Still an open question is whether an SMP should be a part of every research project, and whether they should be integrated with data management plans. In addition, it is unclear if a universal SMP template is desirable, since different academic disciplines may have different software management needs. The eScience Center and NWO are setting up a working group to explore these questions and the possibility of creating a national template for Software Management Plans for Dutch research organisations.
We would like to thank Maria Cruz (NWO), Steve Crouch (SSI) and Antica Culina (NIOO) for their insightful talks about Data Management Plans and Software Management Plans. Thanks also to all participants for their valuable input.

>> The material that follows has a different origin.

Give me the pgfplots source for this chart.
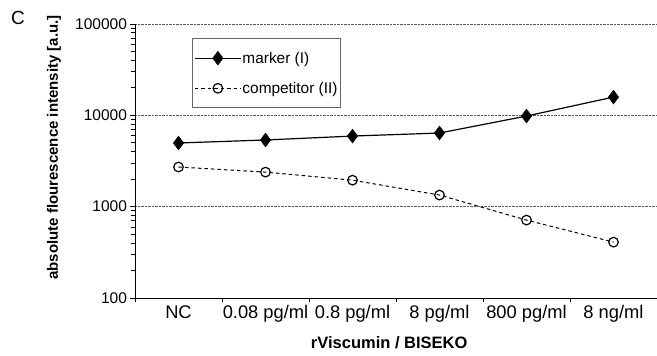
\documentclass[border=0pt]{standalone}
\usepackage{pgfplots}
\pgfplotsset{compat=1.18}
\usepackage{fontspec}
\setmainfont{Liberation Sans}
\begin{document}
\begin{tikzpicture}[x=1pt,y=1pt]
\useasboundingbox (-135,-58) rectangle (522,274+24);
\begin{axis}[
  at={(0,0)}, anchor=south west,
  scale only axis, width=522pt, height=274pt,
  ymode=log, ymin=100, ymax=100000,
  xmin=-0.5, xmax=5.5,
  xtick={0,...,5},
  xticklabels={NC, 0.08 pg/ml, 0.8 pg/ml, 8 pg/ml, 800 pg/ml, 8 ng/ml},
  minor xtick={-0.5,0.5,1.5,2.5,3.5,4.5,5.5},
  major x tick style={draw=none},
  minor x tick style={black, line width=0.8pt},
  minor tick length=4pt,
  major tick length=4.5pt,
  tick align=outside,
  axis x line*=bottom, axis y line*=left,
  axis line style={black, line width=0.9pt, -},
  ytick={100,1000,10000,100000},
  yticklabels={100,1000,10000,100000},
  ymajorgrids, major grid style={black!65, densely dotted, line width=0.6pt},
  y tick style={black, line width=0.8pt},
  /pgf/number format/assume math mode=true,
  yticklabel style={font=\fontsize{15.5}{18}\selectfont},
  xticklabel style={font=\fontsize{18.3}{22}\selectfont, anchor=base, yshift=-16pt},
  xlabel={\textbf{rViscumin / BISEKO}},
  xlabel style={font=\fontsize{16.5}{19}\selectfont, at={(axis description cs:0.487,-0.164)}, anchor=center},
  ylabel={\textbf{absolute flourescence intensity [a.u.]}},
  ylabel style={font=\fontsize{15}{18}\selectfont, at={(axis description cs:-0.155,0.549)}, anchor=center},
  clip=false,
  legend cell align=left,
  legend style={at={(axis description cs:0.109,0.949)}, anchor=north west,
    draw=black!60, line width=0.8pt, font=\fontsize{15.4}{19}\selectfont,
    inner xsep=2pt, inner ysep=13pt, row sep=17pt,
    nodes={inner xsep=1pt, inner ysep=0pt}},
  legend image code/.code={\draw[mark repeat=2,mark phase=2,#1] plot coordinates {(4pt,0pt) (27pt,0pt) (50pt,0pt)};},
]
\addplot[black, line width=1.2pt, mark=diamond*, mark size=6.8pt, mark options={solid, fill=black, line width=0.6pt}]
  coordinates {(0,4980) (1,5370) (2,5930) (3,6400) (4,9820) (5,15850)};
\addlegendentry{marker (I)}
\addplot[black, line width=1pt, dash pattern=on 3.5pt off 3pt, mark=o, mark size=4.8pt, mark options={solid, fill=white, line width=1.2pt}]
  coordinates {(0,2717) (1,2390) (2,1950) (3,1340) (4,713) (5,409)};
\addlegendentry{competitor (II)}
\end{axis}
\node[anchor=center, font=\fontsize{19}{22}\selectfont] at (-117,280) {C};
\end{tikzpicture}
\end{document}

[1] For those not familiar with the rules of football, a red card is the heaviest correctional tool in football (soccer). It means that the player must leave the field immediately without being replaced, leaving their team in clear disadvantage. In the case of the European Championships, the player who receives a red card also misses their team’s next match, if there is one.
[2] Arguably, as my colleague Pablo Rodríguez-Sánchez pointed out to me, the whole history of science and epistemology is about minimising human errors. Open Scientific Software doesn’t root in the development of Linux, but in Galileo and Newton.